Mr. Welmann took it all in without question.

He halted at the top of the hill. Fiona saw the fields stretch out, fading into a distant purple horizon. A river wider than the Mississippi meandered across the plain, seeming from this angle part doodle and part quicksilver reflecting the sky.

“So this is what happens when you die?” Eliot asked. “You come here? And some people go to Hell?”

“I couldn’t tell you, kid. I see a few hundred people show up from time to time. The people who go to Hell? I’m happy to say I haven’t a clue.”

“But that doesn’t make sense.” Eliot’s brows bunched together. “There should be
billions
of people here, then.”

“That is
the
question,” Welmann said. “Where do they all go?” He knelt, picked a long blade of wheatgrass, and stuck into his mouth. “No one knows. Not me. Not the Infernals.” He chuckled. “And certainly not the ‘gods.’ ”

“Someone has to know something,” Fiona protested.

“Do they?” Mr.
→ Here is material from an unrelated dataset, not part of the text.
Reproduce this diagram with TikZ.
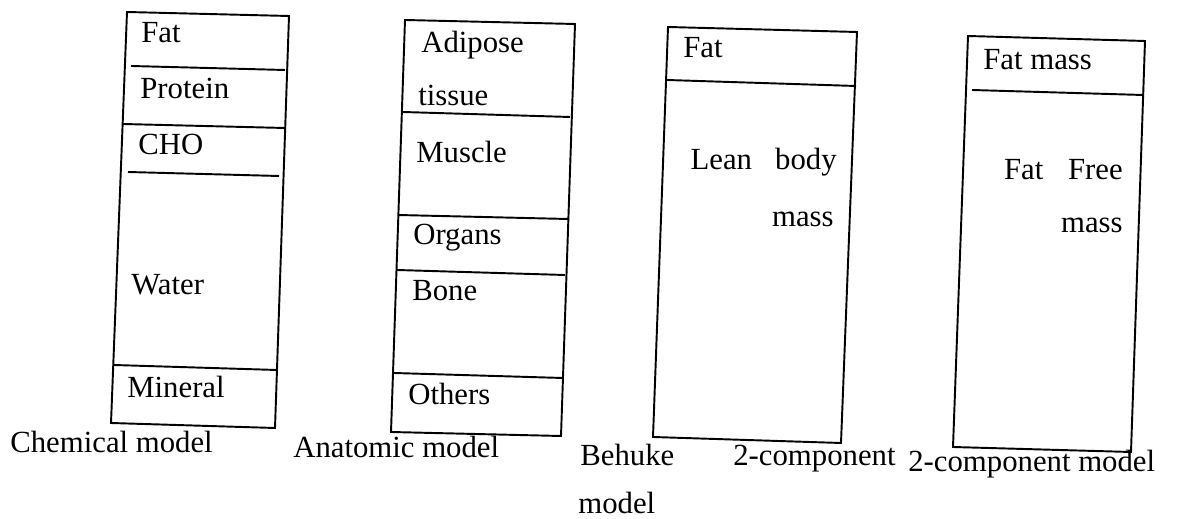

Welmann asked. “Well, the closest thing I have to an answer is that from time to time, the dead move on. Some make rafts and float down the river. Others just start walking.” He pointed to the distant horizon. “No one sees them again.”

Fiona remembered what Kino had said:
“The dead are restless. No one living, not even I, understands what moves them.”

Welmann sighed. “I feel it sometimes. Don’t get me wrong . . . all these barbecues”—he cleared his throat—“the company of fine ladies, and all the leisure time is great. But it feels like there
has
to be something more.”

He paused and stared miles away. “I’m not sure what ‘more’ means . . . Heaven, Hell, or oblivion, but I know there’s a final destiny waiting for me.”

Fiona sensed the weight and the truth of what he said.

They sat quiet for a moment.

Mr. Welmann laughed and got up. “Geez, that’s about enough of that. We better get you two back. If half of what I’ve heard about Paxington is true, you’ll have a ton of books to read your first week.”

Fiona nodded.

He led them down the other side of the hill. There were mausoleums and obelisks ahead, and the beginning of the graveyards.

“You know your troubles are just beginning, right?” Mr. Welmann said. “The League is dangerous, and three heroic trials or not, it’s never done testing you. The other side of your family won’t give up, either. It’s not in their nature.”

Fiona didn’t like the way he talked about the League.
They
were part of the League now. But out of respect for Mr. Welmann, she thought about his warning before she answered.

“The League has our best interests at heart,” she told him. “And I think our father has gone away. The other Infernals? No one is going to bother us after what we did to Beelzebub.”

“Best interests?” Eliot said. “What about what Kino just did to us? In case you didn’t notice—we could have died back there.”

They came to a stand of headstones so dense, they had to pick a crooked path through them, single file.

Fiona frowned at her brother’s assertion. She wanted to say that Kino just meant to show them what the other side of their family stood for. But what about those people on the other side of the fence who had tried to tear them apart? And those birds? Kino had to know about them. He had to know that leaving them there would be dangerous.

Mr. Welmann lifted a foot onto a headstone to tie his shoelace. “Look,” he said, “I’m not trying to scare you. Just decide who you trust and who you don’t . . . and watch each other’s backs.”

Of course that’s what they’d do. The question was, whom to trust?

Well, each other, of course.

Her mother? As much as Fiona
wanted
to trust her, Audrey had lied to Fiona and Eliot for the last fifteen years. Maybe for a good reason, but she had still lied. There was no reason to think she wouldn’t continue to do so.

“Just over there,” Mr. Welmann said. “We’re almost to Little Chicken Gate.”